Lou Shenghua, docente de Ciências Sociais da Universidade Politécnica de Macau, apela à prudência, alertando para o risco de subida dos preços da habitação e agravamento das tensões sociais. Ao PLATAFORMA, o académico sublinha que “o principal beneficiado com o relançamento do programa de imigração por investimento será o setor imobiliário, o que poderá gerar emprego no setor, mas pouco contribuirá para dinamizar o consumo interno”.

E admite que, num momento de desaceleração do mercado, a proposta pode parecer apelativa, mas defende que deve ser tratada “com cautela”. “Os imigrantes por investimento podem entrar em conflito com os residentes locais em matéria de acesso a benefícios sociais e contribuir para o aumento dos preços da habitação, tornando ainda mais difícil a aquisição de casa própria por parte da população local”, sublinha.

Segundo o académico, o contexto atual é substancialmente diferente: “A economia do jogo ainda está em recuperação, os rendimentos dos residentes cresceram pouco e a oferta habitacional é superior à de então.”

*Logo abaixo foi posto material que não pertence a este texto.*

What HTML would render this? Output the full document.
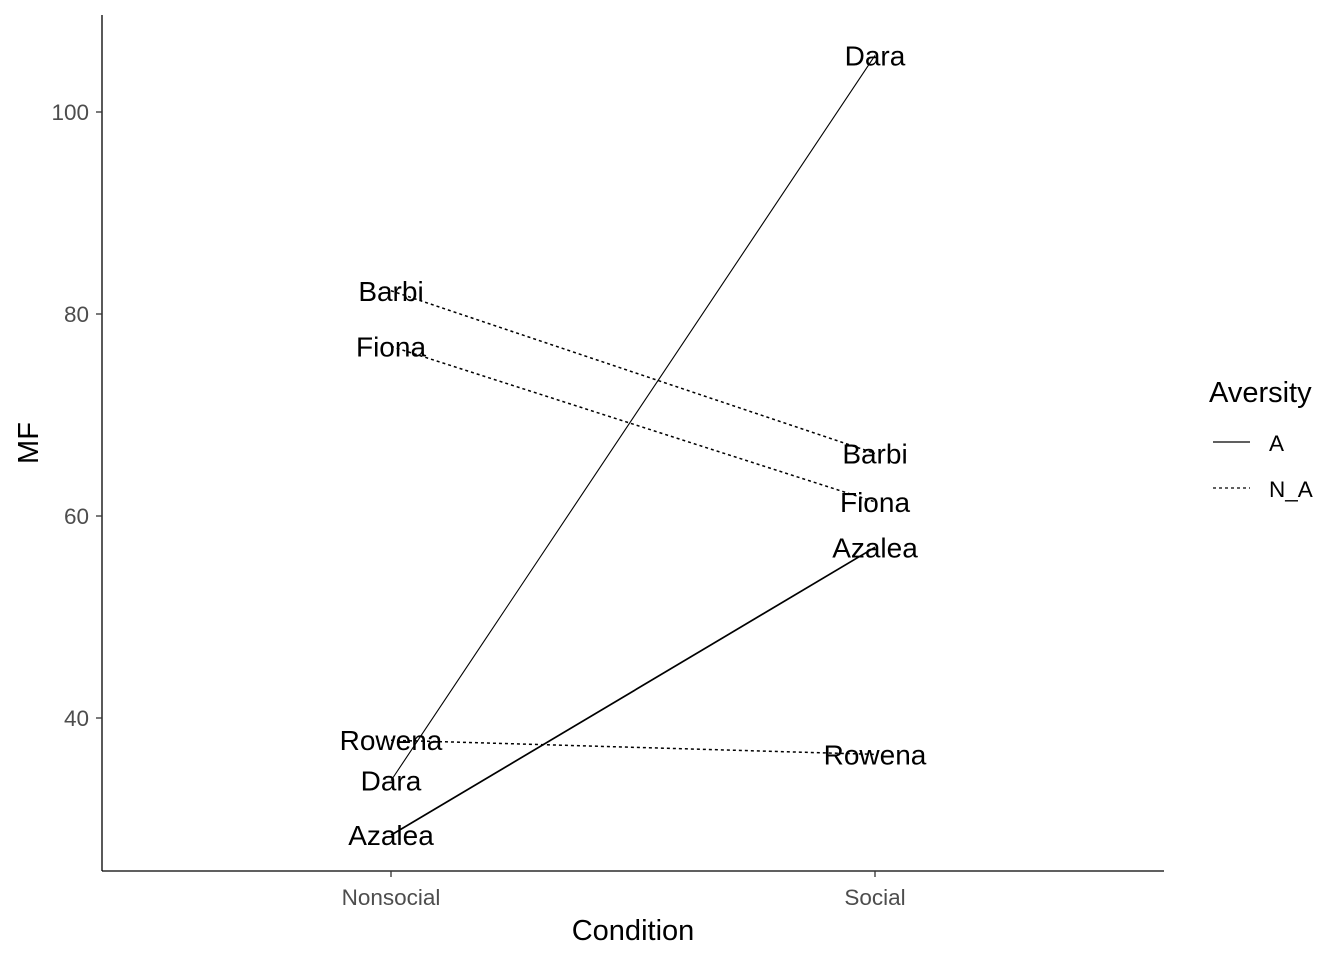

Analisando a situação atual do mercado, nota que o Governo apenas eliminou o imposto do selo adicional e reduziu o rácio empréstimo-valor, “mas não introduziu políticas concretas para incentivar a compra de habitação por residentes locais”. Defende, por isso, a implementação de medidas de estímulo dirigidas ao comprador local, bem como a criação de programas de reconversão profissional para agentes imobiliários afetados pela crise no setor.

A Associação Poder do Povo apresentou, em junho do ano passado, uma carta ao Governo a contestar abertamente o possível regresso do programa. Em declarações ao PLATAFORMA, Lam Weng Ioi, presidente da associação, afirma que o regime “não é mais do que uma venda disfarçada de cartões de residente de Macau”, argumentando que não só inflaciona os preços da habitação, como contraria a “política nacional de habitação para habitar, não para especular”.

Lam considera ainda que o modelo “só beneficiará os grandes promotores imobiliários detentores de vastos portfólios de imóveis, sem qualquer benefício real para os residentes locais”.

Sobre a possível sobreposição entre imigração por investimento e os programas de captação de quadros qualificados, Lou admite que “muitos países e regiões recorrem a ambos – atração de talentos e investimento – para reforçar a população ativa e captar capital estrangeiro”. No entanto, defende que “a política de imigração por investimento deve assentar não apenas na aquisição de imóveis, mas numa lógica mais abrangente de investimento produtivo”.